The data reported by the students about smoking are doubtful since a recent investigation(59) showed an increase of smokers among adolescents aged 14–16 years equal to 33 % in males and 69 % in females during a six-year period (1993–1999).
The fact that 45 subjects report being habitual consumers of two glasses of wine per day is not surprising, since alcohol consumption is widespread in this region, while we expected more physical activity practice in a mainly mountainous zone. Despite this, a negative trend was observed between BP levels and increasing physical activity practice, confirming the positive role of habitual physical activity in preventing hypertension.
Conclusion
The limitation of this study arises from the fact that we examined subjects of a selected age group and therefore the results may not be extended to a wider range of adolescents, even though we explained the reason for our choice.

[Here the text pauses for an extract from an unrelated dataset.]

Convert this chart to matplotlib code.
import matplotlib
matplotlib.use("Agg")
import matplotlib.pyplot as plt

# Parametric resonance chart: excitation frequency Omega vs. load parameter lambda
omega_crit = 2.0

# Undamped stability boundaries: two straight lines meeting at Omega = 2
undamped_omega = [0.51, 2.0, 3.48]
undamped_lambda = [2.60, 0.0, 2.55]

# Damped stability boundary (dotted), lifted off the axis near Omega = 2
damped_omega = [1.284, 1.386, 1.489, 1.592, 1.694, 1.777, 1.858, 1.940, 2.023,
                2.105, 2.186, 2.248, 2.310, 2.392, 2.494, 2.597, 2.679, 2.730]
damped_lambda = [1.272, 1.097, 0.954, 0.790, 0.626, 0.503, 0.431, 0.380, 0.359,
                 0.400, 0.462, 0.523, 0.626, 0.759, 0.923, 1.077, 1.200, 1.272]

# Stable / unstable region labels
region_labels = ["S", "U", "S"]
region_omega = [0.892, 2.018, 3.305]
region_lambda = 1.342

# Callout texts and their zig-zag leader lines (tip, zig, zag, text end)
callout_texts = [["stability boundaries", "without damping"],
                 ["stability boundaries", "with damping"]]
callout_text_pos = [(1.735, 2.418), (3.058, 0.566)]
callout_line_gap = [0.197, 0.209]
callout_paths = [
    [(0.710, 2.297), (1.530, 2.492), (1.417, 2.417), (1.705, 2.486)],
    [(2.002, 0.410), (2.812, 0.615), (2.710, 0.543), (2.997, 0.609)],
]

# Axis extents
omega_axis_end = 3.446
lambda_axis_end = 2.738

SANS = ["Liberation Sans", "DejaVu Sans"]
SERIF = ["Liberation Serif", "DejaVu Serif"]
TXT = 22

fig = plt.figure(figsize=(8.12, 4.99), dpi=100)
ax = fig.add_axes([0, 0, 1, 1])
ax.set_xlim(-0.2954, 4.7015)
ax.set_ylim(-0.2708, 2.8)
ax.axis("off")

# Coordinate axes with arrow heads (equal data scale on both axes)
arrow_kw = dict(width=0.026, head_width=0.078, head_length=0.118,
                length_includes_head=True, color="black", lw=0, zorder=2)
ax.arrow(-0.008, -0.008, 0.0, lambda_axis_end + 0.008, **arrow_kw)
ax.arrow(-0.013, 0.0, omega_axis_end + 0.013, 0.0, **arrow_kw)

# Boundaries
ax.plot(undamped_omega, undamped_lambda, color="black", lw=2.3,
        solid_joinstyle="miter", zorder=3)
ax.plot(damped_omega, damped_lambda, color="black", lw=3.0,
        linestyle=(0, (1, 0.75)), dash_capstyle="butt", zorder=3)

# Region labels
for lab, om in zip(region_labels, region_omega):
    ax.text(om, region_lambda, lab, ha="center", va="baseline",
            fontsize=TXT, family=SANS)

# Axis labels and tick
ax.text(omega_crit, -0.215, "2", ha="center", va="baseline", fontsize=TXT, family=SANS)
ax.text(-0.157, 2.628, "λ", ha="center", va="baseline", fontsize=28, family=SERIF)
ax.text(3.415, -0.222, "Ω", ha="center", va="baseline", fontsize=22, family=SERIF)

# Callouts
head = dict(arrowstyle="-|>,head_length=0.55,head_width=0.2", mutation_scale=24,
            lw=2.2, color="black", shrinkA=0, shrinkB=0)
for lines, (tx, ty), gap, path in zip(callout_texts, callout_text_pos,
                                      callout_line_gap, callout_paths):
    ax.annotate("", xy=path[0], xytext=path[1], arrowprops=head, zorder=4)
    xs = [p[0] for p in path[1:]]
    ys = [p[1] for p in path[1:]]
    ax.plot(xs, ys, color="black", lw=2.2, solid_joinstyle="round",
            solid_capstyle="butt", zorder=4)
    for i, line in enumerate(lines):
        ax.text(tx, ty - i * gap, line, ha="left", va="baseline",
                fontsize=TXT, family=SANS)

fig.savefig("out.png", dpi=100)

The high values of BP and hypertension rates, together with high prevalence of overweight plus obese subjects found in our sample, are worrying. There is a pressing need to develop a comprehensive medical and nutrition plan together with preventive and corrective strategies in school programmes to reduce the prevalence of these identified disease states, by empowering teens to increase physical activity and to improve their own dietary habits together with their lifestyle.
Acknowledgements
The authors of this paper state that: there are no financial or other contractual agreements that might cause conflicts of interest; the research obtained funding from the Italian Ministry of Health; and each author has participated actively in the work and has given substantial contribution: G.T. – project of the study, data analysis and supervisor; R.B. – supervisor in the assessment of anthropometric measurements; L.M. – statistical analysis; C.R. – supervisor. The Italian Ministry of Health is thanked for funding the research.